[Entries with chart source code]

# # # #

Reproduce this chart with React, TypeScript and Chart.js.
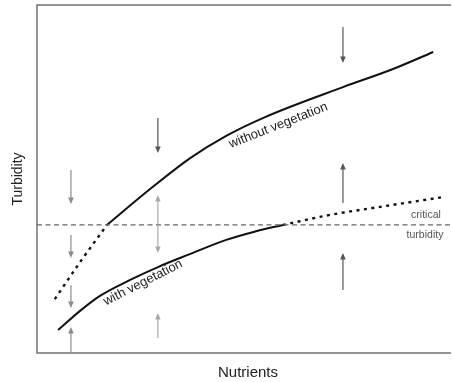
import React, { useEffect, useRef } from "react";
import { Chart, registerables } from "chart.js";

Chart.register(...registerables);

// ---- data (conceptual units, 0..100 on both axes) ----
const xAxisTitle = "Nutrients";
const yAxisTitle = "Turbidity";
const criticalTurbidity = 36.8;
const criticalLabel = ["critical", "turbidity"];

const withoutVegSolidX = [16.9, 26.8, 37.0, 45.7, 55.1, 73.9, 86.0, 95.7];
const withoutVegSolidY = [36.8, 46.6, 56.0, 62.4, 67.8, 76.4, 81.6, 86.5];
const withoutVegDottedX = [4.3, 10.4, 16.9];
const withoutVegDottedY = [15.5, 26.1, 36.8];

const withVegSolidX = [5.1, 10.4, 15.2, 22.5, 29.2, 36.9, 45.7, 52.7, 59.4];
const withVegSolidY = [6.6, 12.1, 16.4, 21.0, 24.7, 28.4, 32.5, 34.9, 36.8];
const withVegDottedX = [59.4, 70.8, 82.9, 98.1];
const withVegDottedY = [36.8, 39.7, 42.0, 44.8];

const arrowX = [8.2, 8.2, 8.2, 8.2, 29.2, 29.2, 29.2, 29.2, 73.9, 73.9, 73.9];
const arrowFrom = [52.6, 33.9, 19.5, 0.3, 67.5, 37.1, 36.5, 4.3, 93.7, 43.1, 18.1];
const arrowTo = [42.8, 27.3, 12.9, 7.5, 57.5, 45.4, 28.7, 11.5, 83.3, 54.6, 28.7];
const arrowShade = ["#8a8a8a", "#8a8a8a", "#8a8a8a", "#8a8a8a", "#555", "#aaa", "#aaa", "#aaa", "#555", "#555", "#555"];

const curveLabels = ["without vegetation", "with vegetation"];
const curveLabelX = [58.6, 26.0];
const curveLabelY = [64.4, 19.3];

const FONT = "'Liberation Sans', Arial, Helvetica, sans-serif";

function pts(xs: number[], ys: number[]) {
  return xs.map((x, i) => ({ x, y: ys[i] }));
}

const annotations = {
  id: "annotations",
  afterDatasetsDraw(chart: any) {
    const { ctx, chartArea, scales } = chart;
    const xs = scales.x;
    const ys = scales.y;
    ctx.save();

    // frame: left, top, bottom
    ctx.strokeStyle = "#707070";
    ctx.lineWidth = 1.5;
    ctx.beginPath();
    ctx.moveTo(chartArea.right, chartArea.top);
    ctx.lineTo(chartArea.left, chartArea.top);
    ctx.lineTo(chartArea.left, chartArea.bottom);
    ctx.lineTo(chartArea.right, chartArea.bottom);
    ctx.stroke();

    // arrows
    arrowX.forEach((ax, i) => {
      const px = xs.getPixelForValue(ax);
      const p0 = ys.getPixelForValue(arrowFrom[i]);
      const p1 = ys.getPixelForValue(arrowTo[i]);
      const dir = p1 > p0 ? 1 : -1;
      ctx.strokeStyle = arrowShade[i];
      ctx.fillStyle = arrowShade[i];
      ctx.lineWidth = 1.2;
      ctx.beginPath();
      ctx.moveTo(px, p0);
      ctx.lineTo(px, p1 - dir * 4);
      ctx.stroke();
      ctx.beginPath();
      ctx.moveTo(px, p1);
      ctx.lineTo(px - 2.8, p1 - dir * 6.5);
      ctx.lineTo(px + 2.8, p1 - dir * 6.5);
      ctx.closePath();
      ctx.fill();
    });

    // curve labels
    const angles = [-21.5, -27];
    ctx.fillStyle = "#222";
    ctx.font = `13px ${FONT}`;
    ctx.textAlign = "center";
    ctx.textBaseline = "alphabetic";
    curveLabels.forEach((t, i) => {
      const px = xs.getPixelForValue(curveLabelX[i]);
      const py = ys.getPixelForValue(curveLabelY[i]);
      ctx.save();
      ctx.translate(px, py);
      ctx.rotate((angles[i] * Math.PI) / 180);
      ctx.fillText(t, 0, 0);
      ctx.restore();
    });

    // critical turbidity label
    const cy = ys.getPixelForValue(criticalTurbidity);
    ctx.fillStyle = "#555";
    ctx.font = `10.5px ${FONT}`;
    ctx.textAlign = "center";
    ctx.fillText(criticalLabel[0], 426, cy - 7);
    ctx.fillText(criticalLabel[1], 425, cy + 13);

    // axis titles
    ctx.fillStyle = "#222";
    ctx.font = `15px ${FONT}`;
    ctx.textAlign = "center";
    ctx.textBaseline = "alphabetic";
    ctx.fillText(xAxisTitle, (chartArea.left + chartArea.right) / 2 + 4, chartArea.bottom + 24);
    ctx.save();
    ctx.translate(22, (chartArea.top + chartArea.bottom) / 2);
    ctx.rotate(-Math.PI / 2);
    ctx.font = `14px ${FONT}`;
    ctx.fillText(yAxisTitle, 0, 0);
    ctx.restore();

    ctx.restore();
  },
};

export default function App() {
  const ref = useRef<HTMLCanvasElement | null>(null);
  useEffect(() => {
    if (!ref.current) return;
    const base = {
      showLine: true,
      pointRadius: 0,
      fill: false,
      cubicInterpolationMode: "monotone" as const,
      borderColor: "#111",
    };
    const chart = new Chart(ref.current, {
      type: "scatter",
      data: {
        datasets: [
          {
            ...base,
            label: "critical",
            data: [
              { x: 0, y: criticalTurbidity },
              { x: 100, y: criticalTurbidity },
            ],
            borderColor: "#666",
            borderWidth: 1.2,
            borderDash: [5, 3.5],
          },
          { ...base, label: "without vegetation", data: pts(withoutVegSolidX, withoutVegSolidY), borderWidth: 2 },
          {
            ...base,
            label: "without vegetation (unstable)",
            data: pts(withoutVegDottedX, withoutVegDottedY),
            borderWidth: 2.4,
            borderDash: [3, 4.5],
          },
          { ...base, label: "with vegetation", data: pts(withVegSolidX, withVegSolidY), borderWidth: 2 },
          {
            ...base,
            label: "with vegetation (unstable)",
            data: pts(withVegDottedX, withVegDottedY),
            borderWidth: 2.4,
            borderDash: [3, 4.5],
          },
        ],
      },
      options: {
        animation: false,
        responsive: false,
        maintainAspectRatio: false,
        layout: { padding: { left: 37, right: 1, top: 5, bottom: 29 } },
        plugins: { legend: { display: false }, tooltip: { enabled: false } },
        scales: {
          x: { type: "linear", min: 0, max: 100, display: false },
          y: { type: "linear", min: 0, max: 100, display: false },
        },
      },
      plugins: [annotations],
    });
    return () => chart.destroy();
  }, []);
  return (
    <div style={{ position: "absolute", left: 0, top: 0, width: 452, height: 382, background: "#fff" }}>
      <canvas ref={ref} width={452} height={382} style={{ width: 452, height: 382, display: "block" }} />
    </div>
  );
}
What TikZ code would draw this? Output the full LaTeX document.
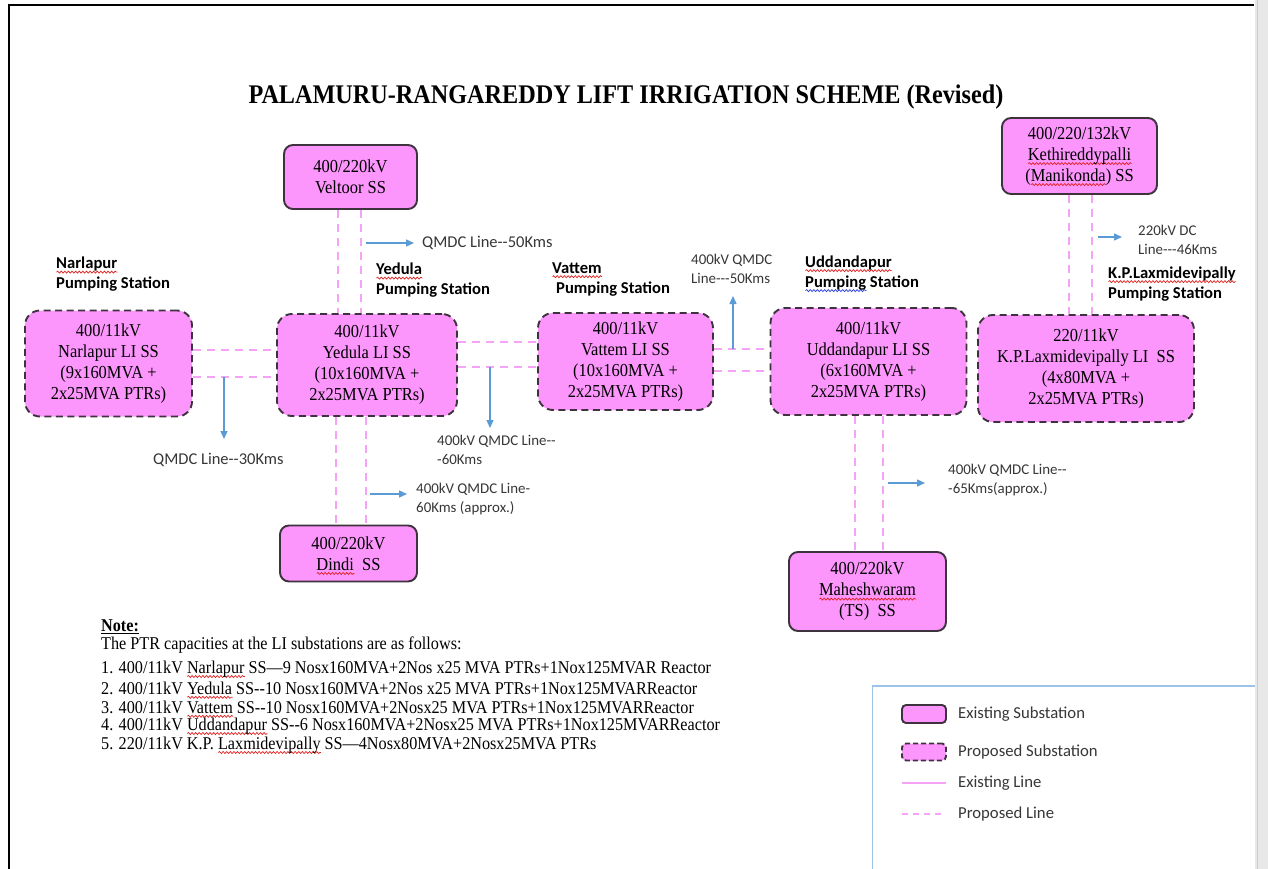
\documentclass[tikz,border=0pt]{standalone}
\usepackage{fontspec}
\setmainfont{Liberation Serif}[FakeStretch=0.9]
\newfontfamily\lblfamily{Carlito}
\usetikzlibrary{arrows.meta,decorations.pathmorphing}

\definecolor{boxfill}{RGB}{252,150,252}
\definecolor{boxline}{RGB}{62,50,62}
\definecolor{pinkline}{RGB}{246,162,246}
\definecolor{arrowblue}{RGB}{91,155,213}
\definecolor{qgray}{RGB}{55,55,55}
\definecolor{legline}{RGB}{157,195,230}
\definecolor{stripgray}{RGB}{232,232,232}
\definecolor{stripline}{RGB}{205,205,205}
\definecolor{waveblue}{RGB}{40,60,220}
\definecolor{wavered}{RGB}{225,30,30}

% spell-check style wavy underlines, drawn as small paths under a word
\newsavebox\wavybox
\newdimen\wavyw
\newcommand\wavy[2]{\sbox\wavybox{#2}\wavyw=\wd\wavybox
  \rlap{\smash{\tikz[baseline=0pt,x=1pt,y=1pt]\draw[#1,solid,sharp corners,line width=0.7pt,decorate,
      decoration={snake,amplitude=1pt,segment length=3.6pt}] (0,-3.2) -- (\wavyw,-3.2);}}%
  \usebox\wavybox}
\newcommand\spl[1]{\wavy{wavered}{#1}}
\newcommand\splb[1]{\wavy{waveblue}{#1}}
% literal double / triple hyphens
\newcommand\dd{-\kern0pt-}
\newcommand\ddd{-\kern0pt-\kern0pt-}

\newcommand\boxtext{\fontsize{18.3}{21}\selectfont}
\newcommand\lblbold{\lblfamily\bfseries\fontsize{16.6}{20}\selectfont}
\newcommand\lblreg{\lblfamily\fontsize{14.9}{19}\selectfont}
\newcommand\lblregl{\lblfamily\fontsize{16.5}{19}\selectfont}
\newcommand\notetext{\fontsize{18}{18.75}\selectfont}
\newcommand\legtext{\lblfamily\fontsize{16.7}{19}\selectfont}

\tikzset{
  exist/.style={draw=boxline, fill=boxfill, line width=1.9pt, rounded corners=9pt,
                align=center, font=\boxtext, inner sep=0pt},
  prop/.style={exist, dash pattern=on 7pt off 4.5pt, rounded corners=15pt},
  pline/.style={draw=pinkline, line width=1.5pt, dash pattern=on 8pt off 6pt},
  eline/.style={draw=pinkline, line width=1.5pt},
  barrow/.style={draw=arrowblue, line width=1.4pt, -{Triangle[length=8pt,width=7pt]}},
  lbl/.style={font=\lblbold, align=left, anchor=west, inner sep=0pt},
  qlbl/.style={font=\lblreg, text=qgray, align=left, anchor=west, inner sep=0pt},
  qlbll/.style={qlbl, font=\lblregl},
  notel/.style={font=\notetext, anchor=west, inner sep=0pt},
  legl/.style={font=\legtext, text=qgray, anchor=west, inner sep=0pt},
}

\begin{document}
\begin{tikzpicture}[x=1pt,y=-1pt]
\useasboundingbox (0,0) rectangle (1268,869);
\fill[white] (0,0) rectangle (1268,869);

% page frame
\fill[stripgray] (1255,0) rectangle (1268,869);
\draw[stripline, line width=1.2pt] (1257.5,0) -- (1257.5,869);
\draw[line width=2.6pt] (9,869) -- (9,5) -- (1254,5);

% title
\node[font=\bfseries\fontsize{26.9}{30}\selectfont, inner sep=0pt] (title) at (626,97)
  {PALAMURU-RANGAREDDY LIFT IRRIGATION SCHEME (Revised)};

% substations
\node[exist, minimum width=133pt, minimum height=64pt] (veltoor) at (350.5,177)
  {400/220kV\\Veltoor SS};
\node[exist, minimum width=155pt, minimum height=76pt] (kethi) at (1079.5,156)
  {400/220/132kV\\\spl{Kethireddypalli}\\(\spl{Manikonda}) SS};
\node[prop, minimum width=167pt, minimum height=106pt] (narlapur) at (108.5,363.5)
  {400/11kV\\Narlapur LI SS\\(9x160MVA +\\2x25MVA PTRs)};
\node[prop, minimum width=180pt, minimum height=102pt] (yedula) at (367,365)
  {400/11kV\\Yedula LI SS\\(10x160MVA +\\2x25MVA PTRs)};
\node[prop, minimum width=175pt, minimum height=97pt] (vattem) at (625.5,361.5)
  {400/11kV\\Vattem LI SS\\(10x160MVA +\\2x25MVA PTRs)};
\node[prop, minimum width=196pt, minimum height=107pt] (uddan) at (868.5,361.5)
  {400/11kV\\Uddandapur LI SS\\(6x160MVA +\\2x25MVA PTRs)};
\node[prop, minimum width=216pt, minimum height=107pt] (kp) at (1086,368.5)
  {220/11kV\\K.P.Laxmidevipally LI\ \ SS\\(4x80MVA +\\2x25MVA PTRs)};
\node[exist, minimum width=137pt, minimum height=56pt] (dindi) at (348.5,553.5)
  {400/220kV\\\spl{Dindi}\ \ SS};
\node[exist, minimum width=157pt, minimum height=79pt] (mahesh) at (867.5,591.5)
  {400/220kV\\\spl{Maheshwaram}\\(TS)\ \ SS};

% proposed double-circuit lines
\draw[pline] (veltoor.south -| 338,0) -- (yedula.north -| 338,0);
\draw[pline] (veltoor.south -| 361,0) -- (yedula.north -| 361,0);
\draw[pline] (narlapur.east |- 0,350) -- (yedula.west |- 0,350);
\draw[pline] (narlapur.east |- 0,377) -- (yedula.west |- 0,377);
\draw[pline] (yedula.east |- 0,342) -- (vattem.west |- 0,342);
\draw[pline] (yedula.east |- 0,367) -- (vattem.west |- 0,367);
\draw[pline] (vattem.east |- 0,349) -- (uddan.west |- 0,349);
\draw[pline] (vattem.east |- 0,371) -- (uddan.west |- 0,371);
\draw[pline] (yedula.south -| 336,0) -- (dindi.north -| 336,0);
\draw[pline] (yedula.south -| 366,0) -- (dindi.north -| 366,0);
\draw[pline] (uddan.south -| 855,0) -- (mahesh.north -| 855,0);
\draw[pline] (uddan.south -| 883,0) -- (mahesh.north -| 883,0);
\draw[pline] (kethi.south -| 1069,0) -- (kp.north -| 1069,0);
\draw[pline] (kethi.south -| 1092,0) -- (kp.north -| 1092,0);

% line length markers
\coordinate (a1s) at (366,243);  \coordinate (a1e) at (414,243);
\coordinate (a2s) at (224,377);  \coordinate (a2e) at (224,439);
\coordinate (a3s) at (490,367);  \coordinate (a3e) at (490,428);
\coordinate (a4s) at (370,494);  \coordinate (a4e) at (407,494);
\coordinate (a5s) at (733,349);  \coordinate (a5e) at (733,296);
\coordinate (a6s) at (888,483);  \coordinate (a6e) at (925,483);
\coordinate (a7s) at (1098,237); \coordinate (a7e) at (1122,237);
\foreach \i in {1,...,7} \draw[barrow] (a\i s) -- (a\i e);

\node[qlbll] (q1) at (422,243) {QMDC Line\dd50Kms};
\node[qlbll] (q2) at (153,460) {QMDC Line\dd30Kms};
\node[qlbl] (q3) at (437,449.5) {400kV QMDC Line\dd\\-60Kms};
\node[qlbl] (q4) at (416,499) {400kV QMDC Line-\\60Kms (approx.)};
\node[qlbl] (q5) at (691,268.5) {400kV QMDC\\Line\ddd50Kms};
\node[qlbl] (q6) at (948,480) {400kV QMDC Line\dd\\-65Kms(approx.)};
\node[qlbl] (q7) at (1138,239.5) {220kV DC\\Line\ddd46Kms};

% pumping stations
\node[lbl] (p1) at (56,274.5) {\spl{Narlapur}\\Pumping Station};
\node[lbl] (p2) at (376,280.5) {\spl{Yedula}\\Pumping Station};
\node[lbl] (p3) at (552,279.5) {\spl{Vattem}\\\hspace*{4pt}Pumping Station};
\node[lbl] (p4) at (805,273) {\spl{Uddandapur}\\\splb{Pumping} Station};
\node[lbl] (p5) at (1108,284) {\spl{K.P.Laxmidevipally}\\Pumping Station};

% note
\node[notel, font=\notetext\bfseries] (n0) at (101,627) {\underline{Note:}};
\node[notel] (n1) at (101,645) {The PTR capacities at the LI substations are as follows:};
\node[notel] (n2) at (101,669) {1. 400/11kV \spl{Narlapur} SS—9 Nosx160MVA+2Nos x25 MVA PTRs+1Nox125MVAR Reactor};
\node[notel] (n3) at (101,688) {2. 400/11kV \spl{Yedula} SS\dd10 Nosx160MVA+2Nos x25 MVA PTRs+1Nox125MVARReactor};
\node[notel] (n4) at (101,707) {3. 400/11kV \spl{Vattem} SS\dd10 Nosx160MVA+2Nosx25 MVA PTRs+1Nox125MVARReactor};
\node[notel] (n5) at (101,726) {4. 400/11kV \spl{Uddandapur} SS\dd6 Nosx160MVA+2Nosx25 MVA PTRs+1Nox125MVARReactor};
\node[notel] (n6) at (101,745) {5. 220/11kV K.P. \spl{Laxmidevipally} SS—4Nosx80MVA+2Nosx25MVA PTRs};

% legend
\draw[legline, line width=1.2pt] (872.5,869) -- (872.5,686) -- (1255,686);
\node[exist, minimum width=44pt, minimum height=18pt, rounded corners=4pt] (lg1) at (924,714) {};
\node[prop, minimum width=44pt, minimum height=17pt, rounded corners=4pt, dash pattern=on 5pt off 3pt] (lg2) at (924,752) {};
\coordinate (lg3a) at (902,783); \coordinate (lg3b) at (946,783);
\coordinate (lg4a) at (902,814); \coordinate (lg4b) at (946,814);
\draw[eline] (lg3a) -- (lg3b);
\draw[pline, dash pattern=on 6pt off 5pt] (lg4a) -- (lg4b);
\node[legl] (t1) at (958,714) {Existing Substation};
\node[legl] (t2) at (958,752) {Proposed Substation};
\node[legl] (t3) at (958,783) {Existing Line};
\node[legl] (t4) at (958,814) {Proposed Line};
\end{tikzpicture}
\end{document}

# # # #

Set down word for word the lines from the first entry through the line with "const withVegDottedY = [36.8, 39.7, 42.0, 44.8];", both included, omitting pictures.

Reproduce this chart with React, TypeScript and Chart.js.
import React, { useEffect, useRef } from "react";
import { Chart, registerables } from "chart.js";

Chart.register(...registerables);

// ---- data (conceptual units, 0..100 on both axes) ----
const xAxisTitle = "Nutrients";
const yAxisTitle = "Turbidity";
const criticalTurbidity = 36.8;
const criticalLabel = ["critical", "turbidity"];

const withoutVegSolidX = [16.9, 26.8, 37.0, 45.7, 55.1, 73.9, 86.0, 95.7];
const withoutVegSolidY = [36.8, 46.6, 56.0, 62.4, 67.8, 76.4, 81.6, 86.5];
const withoutVegDottedX = [4.3, 10.4, 16.9];
const withoutVegDottedY = [15.5, 26.1, 36.8];

const withVegSolidX = [5.1, 10.4, 15.2, 22.5, 29.2, 36.9, 45.7, 52.7, 59.4];
const withVegSolidY = [6.6, 12.1, 16.4, 21.0, 24.7, 28.4, 32.5, 34.9, 36.8];
const withVegDottedX = [59.4, 70.8, 82.9, 98.1];
const withVegDottedY = [36.8, 39.7, 42.0, 44.8];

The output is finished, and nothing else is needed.